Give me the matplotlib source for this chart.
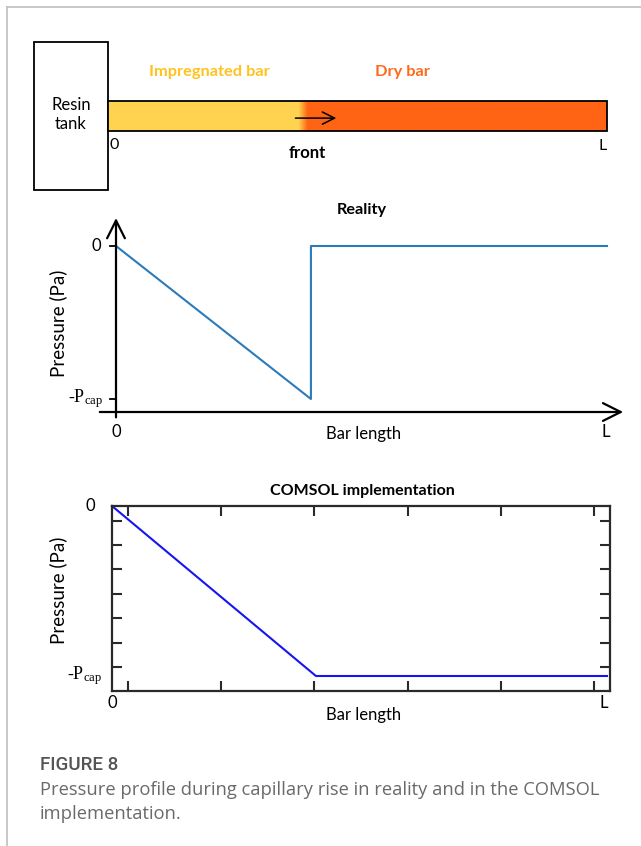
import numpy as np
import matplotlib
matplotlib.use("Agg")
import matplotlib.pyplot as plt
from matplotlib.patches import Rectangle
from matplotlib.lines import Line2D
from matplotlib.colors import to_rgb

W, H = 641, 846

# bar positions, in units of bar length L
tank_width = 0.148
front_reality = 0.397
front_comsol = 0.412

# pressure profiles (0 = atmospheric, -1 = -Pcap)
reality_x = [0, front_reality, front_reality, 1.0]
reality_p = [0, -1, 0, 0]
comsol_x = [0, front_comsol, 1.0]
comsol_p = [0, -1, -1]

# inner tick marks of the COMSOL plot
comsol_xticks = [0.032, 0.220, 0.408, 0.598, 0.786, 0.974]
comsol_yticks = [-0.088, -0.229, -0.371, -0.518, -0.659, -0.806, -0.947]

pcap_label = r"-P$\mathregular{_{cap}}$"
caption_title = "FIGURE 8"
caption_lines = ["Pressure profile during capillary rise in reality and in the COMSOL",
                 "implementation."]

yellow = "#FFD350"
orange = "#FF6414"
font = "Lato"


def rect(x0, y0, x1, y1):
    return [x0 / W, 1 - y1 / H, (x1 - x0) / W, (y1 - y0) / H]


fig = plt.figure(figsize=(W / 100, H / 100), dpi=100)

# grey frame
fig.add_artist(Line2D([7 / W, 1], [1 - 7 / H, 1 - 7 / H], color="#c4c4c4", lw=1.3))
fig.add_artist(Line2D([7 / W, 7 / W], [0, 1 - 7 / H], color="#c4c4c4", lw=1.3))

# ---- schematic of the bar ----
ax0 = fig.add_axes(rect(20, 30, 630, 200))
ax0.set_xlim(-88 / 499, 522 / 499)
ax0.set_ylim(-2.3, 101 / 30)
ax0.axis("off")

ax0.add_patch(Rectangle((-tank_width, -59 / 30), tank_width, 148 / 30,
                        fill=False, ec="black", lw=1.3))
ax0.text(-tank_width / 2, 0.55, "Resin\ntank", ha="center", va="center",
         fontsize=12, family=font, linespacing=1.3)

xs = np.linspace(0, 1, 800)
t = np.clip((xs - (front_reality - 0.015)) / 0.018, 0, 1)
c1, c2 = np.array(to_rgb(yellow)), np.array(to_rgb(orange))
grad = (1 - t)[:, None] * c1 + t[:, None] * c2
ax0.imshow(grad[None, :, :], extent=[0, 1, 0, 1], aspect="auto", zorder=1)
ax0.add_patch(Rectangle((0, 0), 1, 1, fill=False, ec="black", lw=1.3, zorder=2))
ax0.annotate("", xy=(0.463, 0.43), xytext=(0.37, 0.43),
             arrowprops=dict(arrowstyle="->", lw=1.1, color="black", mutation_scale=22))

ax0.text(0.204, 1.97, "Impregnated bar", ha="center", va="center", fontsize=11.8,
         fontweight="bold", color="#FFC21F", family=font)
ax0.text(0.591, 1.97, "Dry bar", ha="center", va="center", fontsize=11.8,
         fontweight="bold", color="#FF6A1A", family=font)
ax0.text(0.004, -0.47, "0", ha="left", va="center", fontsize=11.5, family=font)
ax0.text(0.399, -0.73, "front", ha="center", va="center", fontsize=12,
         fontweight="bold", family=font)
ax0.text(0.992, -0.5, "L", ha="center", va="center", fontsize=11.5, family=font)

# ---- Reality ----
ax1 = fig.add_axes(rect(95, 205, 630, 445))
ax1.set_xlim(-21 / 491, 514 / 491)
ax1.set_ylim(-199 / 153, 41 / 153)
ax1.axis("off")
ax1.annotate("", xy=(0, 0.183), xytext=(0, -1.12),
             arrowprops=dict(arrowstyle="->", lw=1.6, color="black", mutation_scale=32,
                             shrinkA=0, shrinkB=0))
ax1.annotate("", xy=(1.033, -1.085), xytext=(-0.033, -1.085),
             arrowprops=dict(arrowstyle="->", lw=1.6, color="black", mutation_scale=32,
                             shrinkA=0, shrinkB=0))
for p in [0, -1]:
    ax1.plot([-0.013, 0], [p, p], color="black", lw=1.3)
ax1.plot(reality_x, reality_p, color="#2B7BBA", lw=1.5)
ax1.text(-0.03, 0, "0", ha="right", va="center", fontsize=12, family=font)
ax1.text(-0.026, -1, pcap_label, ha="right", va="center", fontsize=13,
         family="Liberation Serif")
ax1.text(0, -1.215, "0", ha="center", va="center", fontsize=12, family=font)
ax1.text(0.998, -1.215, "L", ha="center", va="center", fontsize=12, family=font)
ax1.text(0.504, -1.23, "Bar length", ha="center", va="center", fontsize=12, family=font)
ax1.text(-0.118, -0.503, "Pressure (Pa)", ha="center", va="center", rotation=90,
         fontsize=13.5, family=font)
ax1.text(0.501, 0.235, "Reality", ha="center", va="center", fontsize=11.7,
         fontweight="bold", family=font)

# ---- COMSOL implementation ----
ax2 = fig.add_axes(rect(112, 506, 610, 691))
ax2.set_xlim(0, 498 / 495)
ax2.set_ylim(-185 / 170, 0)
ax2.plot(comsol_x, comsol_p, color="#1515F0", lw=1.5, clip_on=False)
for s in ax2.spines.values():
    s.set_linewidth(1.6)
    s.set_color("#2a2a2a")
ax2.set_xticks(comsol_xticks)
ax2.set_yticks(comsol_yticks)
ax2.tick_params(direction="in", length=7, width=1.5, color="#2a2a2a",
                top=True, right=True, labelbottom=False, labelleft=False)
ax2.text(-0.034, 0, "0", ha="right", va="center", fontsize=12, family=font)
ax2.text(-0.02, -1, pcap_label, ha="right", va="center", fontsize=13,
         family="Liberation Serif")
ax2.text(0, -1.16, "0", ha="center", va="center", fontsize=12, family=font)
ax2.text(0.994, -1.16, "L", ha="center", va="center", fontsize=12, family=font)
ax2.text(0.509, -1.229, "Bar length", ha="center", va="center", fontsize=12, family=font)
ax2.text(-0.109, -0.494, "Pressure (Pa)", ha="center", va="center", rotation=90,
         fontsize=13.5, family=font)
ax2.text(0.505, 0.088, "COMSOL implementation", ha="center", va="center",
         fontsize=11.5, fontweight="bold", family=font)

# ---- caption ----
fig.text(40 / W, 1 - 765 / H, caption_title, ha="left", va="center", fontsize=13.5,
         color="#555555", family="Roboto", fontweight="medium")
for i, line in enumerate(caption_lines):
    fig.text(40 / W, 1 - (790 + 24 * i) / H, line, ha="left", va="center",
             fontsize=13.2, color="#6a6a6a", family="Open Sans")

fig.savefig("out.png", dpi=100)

____________

- **Work to do**
Write the lines above out again exactly, without any of their pictures.

- **Result**
Give me the matplotlib source for this chart.
import numpy as np
import matplotlib
matplotlib.use("Agg")
import matplotlib.pyplot as plt
from matplotlib.patches import Rectangle
from matplotlib.lines import Line2D
from matplotlib.colors import to_rgb

W, H = 641, 846

# bar positions, in units of bar length L
tank_width = 0.148
front_reality = 0.397
front_comsol = 0.412

# pressure profiles (0 = atmospheric, -1 = -Pcap)
reality_x = [0, front_reality, front_reality, 1.0]
reality_p = [0, -1, 0, 0]
comsol_x = [0, front_comsol, 1.0]
comsol_p = [0, -1, -1]

# inner tick marks of the COMSOL plot
comsol_xticks = [0.032, 0.220, 0.408, 0.598, 0.786, 0.974]
comsol_yticks = [-0.088, -0.229, -0.371, -0.518, -0.659, -0.806, -0.947]

pcap_label = r"-P$\mathregular{_{cap}}$"
caption_title = "FIGURE 8"
caption_lines = ["Pressure profile during capillary rise in reality and in the COMSOL",
                 "implementation."]

yellow = "#FFD350"
orange = "#FF6414"
font = "Lato"


def rect(x0, y0, x1, y1):
    return [x0 / W, 1 - y1 / H, (x1 - x0) / W, (y1 - y0) / H]


fig = plt.figure(figsize=(W / 100, H / 100), dpi=100)

# grey frame
fig.add_artist(Line2D([7 / W, 1], [1 - 7 / H, 1 - 7 / H], color="#c4c4c4", lw=1.3))
fig.add_artist(Line2D([7 / W, 7 / W], [0, 1 - 7 / H], color="#c4c4c4", lw=1.3))

# ---- schematic of the bar ----
ax0 = fig.add_axes(rect(20, 30, 630, 200))
ax0.set_xlim(-88 / 499, 522 / 499)
ax0.set_ylim(-2.3, 101 / 30)
ax0.axis("off")

ax0.add_patch(Rectangle((-tank_width, -59 / 30), tank_width, 148 / 30,
                        fill=False, ec="black", lw=1.3))
ax0.text(-tank_width / 2, 0.55, "Resin\ntank", ha="center", va="center",
         fontsize=12, family=font, linespacing=1.3)

xs = np.linspace(0, 1, 800)
t = np.clip((xs - (front_reality - 0.015)) / 0.018, 0, 1)
c1, c2 = np.array(to_rgb(yellow)), np.array(to_rgb(orange))
grad = (1 - t)[:, None] * c1 + t[:, None] * c2
ax0.imshow(grad[None, :, :], extent=[0, 1, 0, 1], aspect="auto", zorder=1)
ax0.add_patch(Rectangle((0, 0), 1, 1, fill=False, ec="black", lw=1.3, zorder=2))
ax0.annotate("", xy=(0.463, 0.43), xytext=(0.37, 0.43),
             arrowprops=dict(arrowstyle="->", lw=1.1, color="black", mutation_scale=22))

ax0.text(0.204, 1.97, "Impregnated bar", ha="center", va="center", fontsize=11.8,
         fontweight="bold", color="#FFC21F", family=font)
ax0.text(0.591, 1.97, "Dry bar", ha="center", va="center", fontsize=11.8,
         fontweight="bold", color="#FF6A1A", family=font)
ax0.text(0.004, -0.47, "0", ha="left", va="center", fontsize=11.5, family=font)
ax0.text(0.399, -0.73, "front", ha="center", va="center", fontsize=12,
         fontweight="bold", family=font)
ax0.text(0.992, -0.5, "L", ha="center", va="center", fontsize=11.5, family=font)

# ---- Reality ----
ax1 = fig.add_axes(rect(95, 205, 630, 445))
ax1.set_xlim(-21 / 491, 514 / 491)
ax1.set_ylim(-199 / 153, 41 / 153)
ax1.axis("off")
ax1.annotate("", xy=(0, 0.183), xytext=(0, -1.12),
             arrowprops=dict(arrowstyle="->", lw=1.6, color="black", mutation_scale=32,
                             shrinkA=0, shrinkB=0))
ax1.annotate("", xy=(1.033, -1.085), xytext=(-0.033, -1.085),
             arrowprops=dict(arrowstyle="->", lw=1.6, color="black", mutation_scale=32,
                             shrinkA=0, shrinkB=0))
for p in [0, -1]:
    ax1.plot([-0.013, 0], [p, p], color="black", lw=1.3)
ax1.plot(reality_x, reality_p, color="#2B7BBA", lw=1.5)
ax1.text(-0.03, 0, "0", ha="right", va="center", fontsize=12, family=font)
ax1.text(-0.026, -1, pcap_label, ha="right", va="center", fontsize=13,
         family="Liberation Serif")
ax1.text(0, -1.215, "0", ha="center", va="center", fontsize=12, family=font)
ax1.text(0.998, -1.215, "L", ha="center", va="center", fontsize=12, family=font)
ax1.text(0.504, -1.23, "Bar length", ha="center", va="center", fontsize=12, family=font)
ax1.text(-0.118, -0.503, "Pressure (Pa)", ha="center", va="center", rotation=90,
         fontsize=13.5, family=font)
ax1.text(0.501, 0.235, "Reality", ha="center", va="center", fontsize=11.7,
         fontweight="bold", family=font)

# ---- COMSOL implementation ----
ax2 = fig.add_axes(rect(112, 506, 610, 691))
ax2.set_xlim(0, 498 / 495)
ax2.set_ylim(-185 / 170, 0)
ax2.plot(comsol_x, comsol_p, color="#1515F0", lw=1.5, clip_on=False)
for s in ax2.spines.values():
    s.set_linewidth(1.6)
    s.set_color("#2a2a2a")
ax2.set_xticks(comsol_xticks)
ax2.set_yticks(comsol_yticks)
ax2.tick_params(direction="in", length=7, width=1.5, color="#2a2a2a",
                top=True, right=True, labelbottom=False, labelleft=False)
ax2.text(-0.034, 0, "0", ha="right", va="center", fontsize=12, family=font)
ax2.text(-0.02, -1, pcap_label, ha="right", va="center", fontsize=13,
         family="Liberation Serif")
ax2.text(0, -1.16, "0", ha="center", va="center", fontsize=12, family=font)
ax2.text(0.994, -1.16, "L", ha="center", va="center", fontsize=12, family=font)
ax2.text(0.509, -1.229, "Bar length", ha="center", va="center", fontsize=12, family=font)
ax2.text(-0.109, -0.494, "Pressure (Pa)", ha="center", va="center", rotation=90,
         fontsize=13.5, family=font)
ax2.text(0.505, 0.088, "COMSOL implementation", ha="center", va="center",
         fontsize=11.5, fontweight="bold", family=font)

# ---- caption ----
fig.text(40 / W, 1 - 765 / H, caption_title, ha="left", va="center", fontsize=13.5,
         color="#555555", family="Roboto", fontweight="medium")
for i, line in enumerate(caption_lines):
    fig.text(40 / W, 1 - (790 + 24 * i) / H, line, ha="left", va="center",
             fontsize=13.2, color="#6a6a6a", family="Open Sans")

fig.savefig("out.png", dpi=100)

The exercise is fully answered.